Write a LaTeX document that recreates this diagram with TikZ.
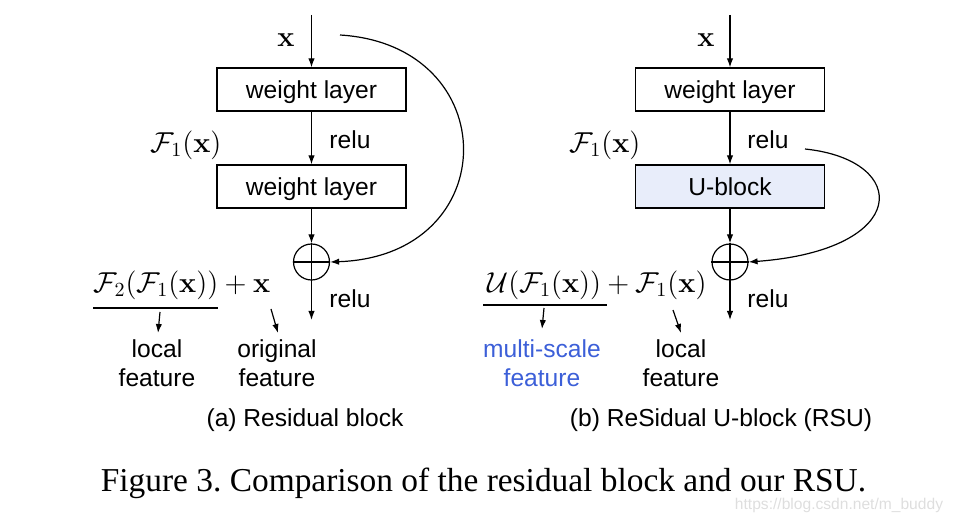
\documentclass[tikz,border=0pt]{standalone}
\usepackage[no-math]{fontspec}
\setmainfont{Liberation Sans}
\newfontfamily\capserif{Liberation Serif}
\usetikzlibrary{arrows.meta}
\definecolor{ublue}{RGB}{232,237,250}
\definecolor{msblue}{RGB}{60,95,216}
\definecolor{wmgray}{RGB}{222,222,222}

\begin{document}
\begin{tikzpicture}[x=0.5pt,y=-0.5pt,
  font=\fontsize{12.3}{14.5}\selectfont,
  line width=0.6pt,
  >={Latex[length=4.5pt,width=3.2pt]},
  layer/.style={draw,minimum width=94.5pt,minimum height=21.5pt,inner sep=0pt,text depth=0pt},
  plus/.style={draw,circle,minimum size=18pt,inner sep=0pt},
  lbl/.style={inner sep=0pt,align=center},
  inp/.style={lbl,font=\fontsize{15}{18}\selectfont},
  fone/.style={lbl,font=\fontsize{14.5}{17}\selectfont},
  eqn/.style={lbl,font=\fontsize{14.8}{18}\selectfont}]
\useasboundingbox (0,0) rectangle (954,518);

% (a) residual block
\coordinate (in1) at (311.5,15);
\node[layer] (w1) at (311.5,89.5) {weight layer};
\node[layer] (w2) at (311.5,186.5) {weight layer};
\node[plus] (s1) at (311.5,262) {};
\draw (s1.north) -- (s1.south) (s1.west) -- (s1.east);
\coordinate (out1) at (311.5,320);
\draw[->] (in1) -- (w1);
\draw[->] (w1) -- (w2);
\draw[->] (w2) -- (s1);
\draw[->] (s1) -- (out1);
\coordinate (skip1) at (340,35);
\draw[->] (skip1) .. controls (505,45) and (505,256) .. (s1.east);

\node[inp] (x1) at (286,40) {$\mathbf{x}$};
\node[lbl] (r1) at (350,140) {relu};
\node[fone] (f1) at (186,145) {$\mathcal{F}_1(\mathbf{x})$};
\node[lbl] (r2) at (350,299) {relu};
\node[eqn] (eq1) at (182,285) {$\mathcal{F}_2(\mathcal{F}_1(\mathbf{x}))+\mathbf{x}$};
\draw (93,308) -- (218,308);
\node[lbl] (loc1) at (157,363) {local\\feature};
\node[lbl] (org1) at (277,363) {original\\feature};
\coordinate (p1) at (160,312);
\coordinate (q1) at (158,333);
\coordinate (p2) at (271,309);
\coordinate (q2) at (278,333);
\draw[->] (p1) -- (q1);
\draw[->] (p2) -- (q2);
\node[lbl] (capa) at (305,420) {(a) Residual block};

% (b) RSU
\coordinate (in2) at (730,15);
\node[layer] (w3) at (730,89.5) {weight layer};
\node[layer,fill=ublue] (ub) at (730,186.5) {U-block};
\node[plus] (s2) at (730,262) {};
\draw (s2.north) -- (s2.south) (s2.west) -- (s2.east);
\coordinate (out2) at (730,320);
\draw[->] (in2) -- (w3);
\draw[->] (w3) -- (ub);
\draw[->] (ub) -- (s2);
\draw[->] (s2) -- (out2);
\coordinate (skip2) at (805,149);
\draw[->] (skip2) .. controls (911,160) and (911,250) .. (s2.east);

\node[inp] (x2) at (706,40) {$\mathbf{x}$};
\node[lbl] (r3) at (768,140) {relu};
\node[fone] (f2) at (605,145) {$\mathcal{F}_1(\mathbf{x})$};
\node[lbl] (r4) at (768,299) {relu};
\node[eqn,font=\fontsize{14.4}{18}\selectfont] (eq2) at (597,285) {$\mathcal{U}(\mathcal{F}_1(\mathbf{x}))+\mathcal{F}_1(\mathbf{x})$};
\draw (483,305) -- (607,305);
\node[lbl,text=msblue] (ms) at (542,363) {multi-scale\\feature};
\node[lbl] (loc2) at (681,363) {local\\feature};
\coordinate (p3) at (544,308);
\coordinate (q3) at (542,329);
\coordinate (p4) at (673,310);
\coordinate (q4) at (681,333);
\draw[->] (p3) -- (q3);
\draw[->] (p4) -- (q4);
\node[lbl] (capb) at (721,420) {(b) ReSidual U-block (RSU)};

% caption
\node[lbl,font=\capserif\frenchspacing\fontsize{16.7}{20}\selectfont] (fig) at (483.5,483)
  {Figure 3. Comparison of the residual block and our RSU.};
\node[lbl,text=wmgray,font=\fontsize{7.8}{9}\selectfont] (wm) at (839,505)
  {https://blog.csdn.net/m\_buddy};
\end{tikzpicture}
\end{document}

Exercise — In the copy, include no pictures; restate the listing above exactly.

Task output —
Write a LaTeX document that recreates this diagram with TikZ.
\documentclass[tikz,border=0pt]{standalone}
\usepackage[no-math]{fontspec}
\setmainfont{Liberation Sans}
\newfontfamily\capserif{Liberation Serif}
\usetikzlibrary{arrows.meta}
\definecolor{ublue}{RGB}{232,237,250}
\definecolor{msblue}{RGB}{60,95,216}
\definecolor{wmgray}{RGB}{222,222,222}

\begin{document}
\begin{tikzpicture}[x=0.5pt,y=-0.5pt,
  font=\fontsize{12.3}{14.5}\selectfont,
  line width=0.6pt,
  >={Latex[length=4.5pt,width=3.2pt]},
  layer/.style={draw,minimum width=94.5pt,minimum height=21.5pt,inner sep=0pt,text depth=0pt},
  plus/.style={draw,circle,minimum size=18pt,inner sep=0pt},
  lbl/.style={inner sep=0pt,align=center},
  inp/.style={lbl,font=\fontsize{15}{18}\selectfont},
  fone/.style={lbl,font=\fontsize{14.5}{17}\selectfont},
  eqn/.style={lbl,font=\fontsize{14.8}{18}\selectfont}]
\useasboundingbox (0,0) rectangle (954,518);

% (a) residual block
\coordinate (in1) at (311.5,15);
\node[layer] (w1) at (311.5,89.5) {weight layer};
\node[layer] (w2) at (311.5,186.5) {weight layer};
\node[plus] (s1) at (311.5,262) {};
\draw (s1.north) -- (s1.south) (s1.west) -- (s1.east);
\coordinate (out1) at (311.5,320);
\draw[->] (in1) -- (w1);
\draw[->] (w1) -- (w2);
\draw[->] (w2) -- (s1);
\draw[->] (s1) -- (out1);
\coordinate (skip1) at (340,35);
\draw[->] (skip1) .. controls (505,45) and (505,256) .. (s1.east);

\node[inp] (x1) at (286,40) {$\mathbf{x}$};
\node[lbl] (r1) at (350,140) {relu};
\node[fone] (f1) at (186,145) {$\mathcal{F}_1(\mathbf{x})$};
\node[lbl] (r2) at (350,299) {relu};
\node[eqn] (eq1) at (182,285) {$\mathcal{F}_2(\mathcal{F}_1(\mathbf{x}))+\mathbf{x}$};
\draw (93,308) -- (218,308);
\node[lbl] (loc1) at (157,363) {local\\feature};
\node[lbl] (org1) at (277,363) {original\\feature};
\coordinate (p1) at (160,312);
\coordinate (q1) at (158,333);
\coordinate (p2) at (271,309);
\coordinate (q2) at (278,333);
\draw[->] (p1) -- (q1);
\draw[->] (p2) -- (q2);
\node[lbl] (capa) at (305,420) {(a) Residual block};

% (b) RSU
\coordinate (in2) at (730,15);
\node[layer] (w3) at (730,89.5) {weight layer};
\node[layer,fill=ublue] (ub) at (730,186.5) {U-block};
\node[plus] (s2) at (730,262) {};
\draw (s2.north) -- (s2.south) (s2.west) -- (s2.east);
\coordinate (out2) at (730,320);
\draw[->] (in2) -- (w3);
\draw[->] (w3) -- (ub);
\draw[->] (ub) -- (s2);
\draw[->] (s2) -- (out2);
\coordinate (skip2) at (805,149);
\draw[->] (skip2) .. controls (911,160) and (911,250) .. (s2.east);

\node[inp] (x2) at (706,40) {$\mathbf{x}$};
\node[lbl] (r3) at (768,140) {relu};
\node[fone] (f2) at (605,145) {$\mathcal{F}_1(\mathbf{x})$};
\node[lbl] (r4) at (768,299) {relu};
\node[eqn,font=\fontsize{14.4}{18}\selectfont] (eq2) at (597,285) {$\mathcal{U}(\mathcal{F}_1(\mathbf{x}))+\mathcal{F}_1(\mathbf{x})$};
\draw (483,305) -- (607,305);
\node[lbl,text=msblue] (ms) at (542,363) {multi-scale\\feature};
\node[lbl] (loc2) at (681,363) {local\\feature};
\coordinate (p3) at (544,308);
\coordinate (q3) at (542,329);
\coordinate (p4) at (673,310);
\coordinate (q4) at (681,333);
\draw[->] (p3) -- (q3);
\draw[->] (p4) -- (q4);
\node[lbl] (capb) at (721,420) {(b) ReSidual U-block (RSU)};

% caption
\node[lbl,font=\capserif\frenchspacing\fontsize{16.7}{20}\selectfont] (fig) at (483.5,483)
  {Figure 3. Comparison of the residual block and our RSU.};
\node[lbl,text=wmgray,font=\fontsize{7.8}{9}\selectfont] (wm) at (839,505)
  {https://blog.csdn.net/m\_buddy};
\end{tikzpicture}
\end{document}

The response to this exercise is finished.